The domestic admin is never ever finished. I never get to 'clear my desk', I get no bonus or recognition. So you survived the day huh? Try again tomorrow!!
This is not very mumsnetty but I do 99% of domestic work, carry virtually the whole 'mental load' for the household, and have very little free time or personal spending money. This is very draining after two years, and I can imagine when I return to work I will be very tired of it.

And the biggest con- I know, 100% that in order to return to my profession I will have to retrain/volunteer before I do.

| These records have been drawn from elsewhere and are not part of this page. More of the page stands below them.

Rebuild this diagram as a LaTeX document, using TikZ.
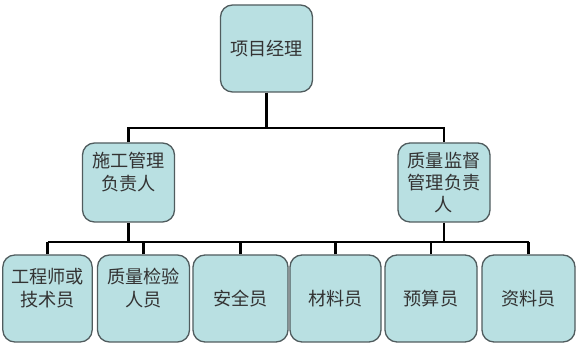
\documentclass[tikz,border=0pt]{standalone}
\usepackage{fontspec}
\setmainfont{Noto Sans CJK SC}
\usepackage{xcolor}
\usepackage{tikz}
\usetikzlibrary{calc, positioning}

\definecolor{boxfill}{RGB}{185,224,226}
\definecolor{boxline}{RGB}{80,92,94}

\begin{document}
\begin{tikzpicture}[x=0.03cm, y=-0.03cm,
    role/.style={draw=boxline, line width=1.1pt, fill=boxfill, rounded corners=0.36cm,
        minimum width=2.76cm, minimum height=2.61cm, align=center, inner sep=1pt,
        font=\fontsize{15.5}{19}\selectfont, text=black!80},
    link/.style={line width=2.4pt, black, line join=miter}]
    \useasboundingbox (0,0) rectangle (577,348);

    % hàng trên
    \node[role] (top) at (266.5,48.5) {项目经理};

    % hàng giữa
    \node[role, minimum height=2.37cm] (lmid) at (128.5,182.5) {施工管理\\负责人\\\mbox{}};
    \node[role, minimum height=2.37cm] (rmid) at (444,182.5) {质量监督\\管理负责\\人};

    % hàng dưới
    \node[role, minimum width=2.68cm] (b1) at (47.5,298.5) {工程师或\\技术员\\\mbox{}};
    \node[role] (b2) at (143.5,298.5) {质量检验\\人员\\\mbox{}};
    \node[role, minimum width=2.85cm] (b3) at (240.5,298.5) {安全员};
    \node[role, minimum width=2.73cm] (b4) at (335.5,298.5) {材料员};
    \node[role] (b5) at (431,298.5) {预算员};
    \node[role, minimum width=2.79cm] (b6) at (528.5,298.5) {资料员};

    % đường nối
    \coordinate (busu) at (128.5,128);
    \coordinate (busl) at (47.5,242);
    \draw[link] (lmid.north) |- (busu) -| (rmid.north);
    \draw[link] (top.south) -- (top.south |- busu);
    \draw[link] (busl) -- (b6.north |- busl);
    \draw[link] (lmid.south) -- (lmid.south |- busl);
    \draw[link] (rmid.south) -- (rmid.south |- busl);
    \foreach \b in {b1,b2,b3,b4,b5,b6}
        \draw[link] (\b.north) -- (\b.north |- busl);
\end{tikzpicture}
\end{document}
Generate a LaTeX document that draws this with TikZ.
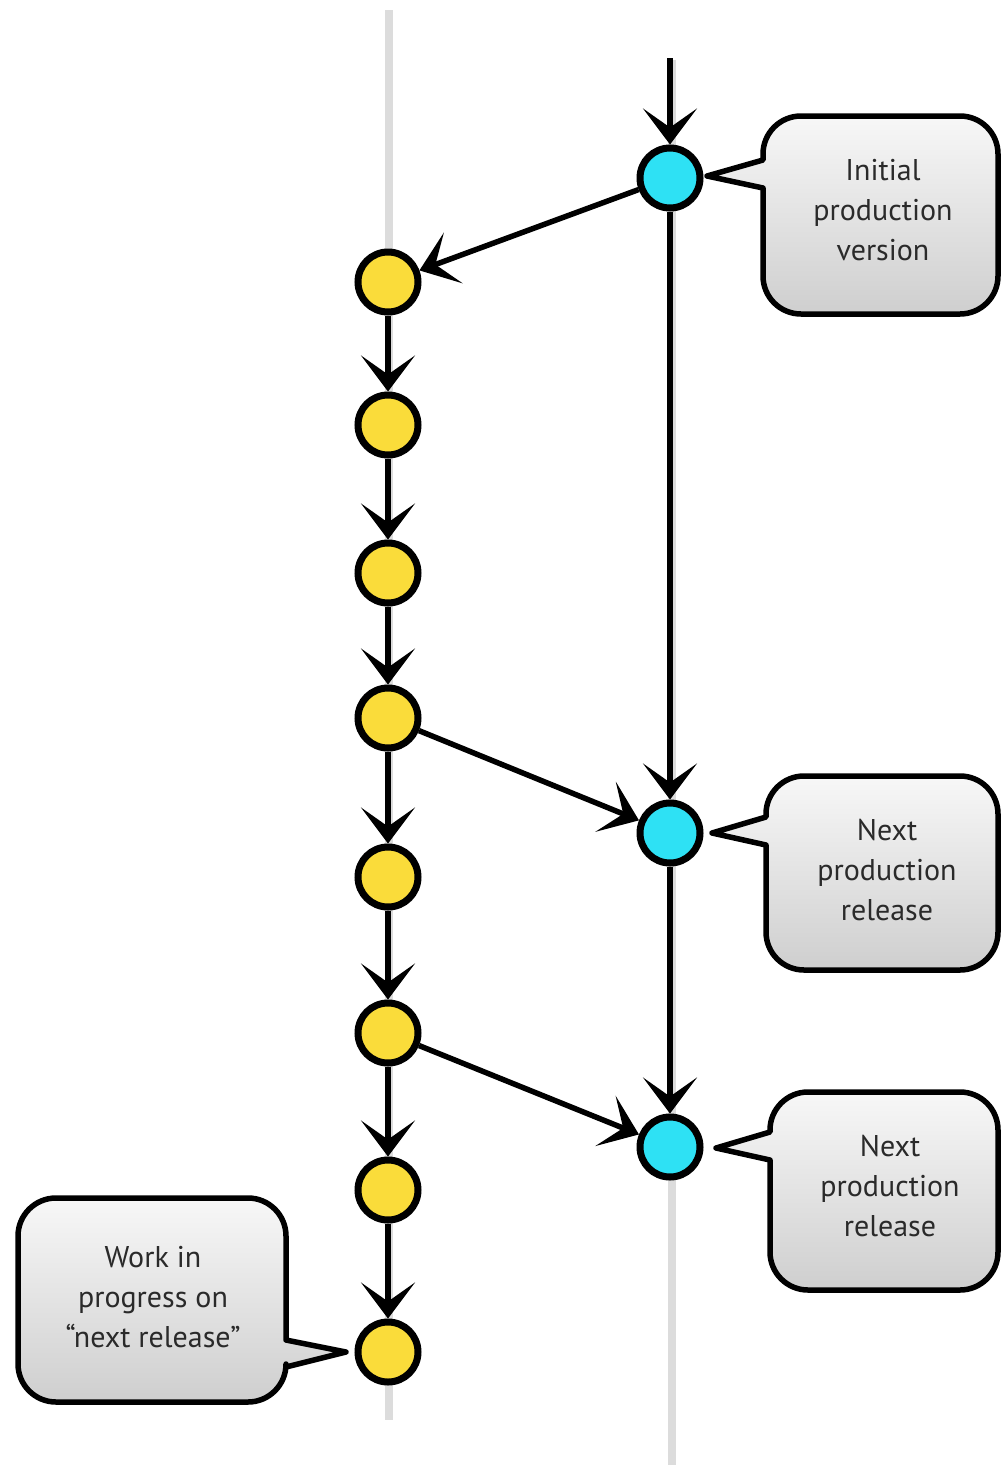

I have decided to take this break, for my family, but I know for a fact that it will have a definite negative effect on my working future, possibly For ever but definitely the immediate few years after I return. I don't know if I regret this, but I definitely acknowledge it. Additionally, having 3 children, 2 of them primary age when I return to work will also hinder my chances- I will likely never return full time until the youngest are both teenagers.

InMemoryOfSleep · 06/07/2017 18:18

Resigning was actually made slightly easier for me as we had a big organisational upheaval after I'd left, so it wasn't as hard to say goodbye! I would check with HR whether your organisation has any policy around the repayment of non-statutory maternity pay, just in case you have to budget for that. However they have to have notified you of any repayment requirements before you went on mat leave.

I haven't regretted it a bit, partly I think because I was so ready to have a baby, I don't feel like I've missed out on my career. Money is probably the hardest bit, my DH is incredibly supportive but I don't love not having my own income. He pays across a monthly amount to cover everything, and we keep separate accounts; I've seen other posts on here where people just have one joint account and all money just goes into the pot, so it's worth thinking about what would work best for you.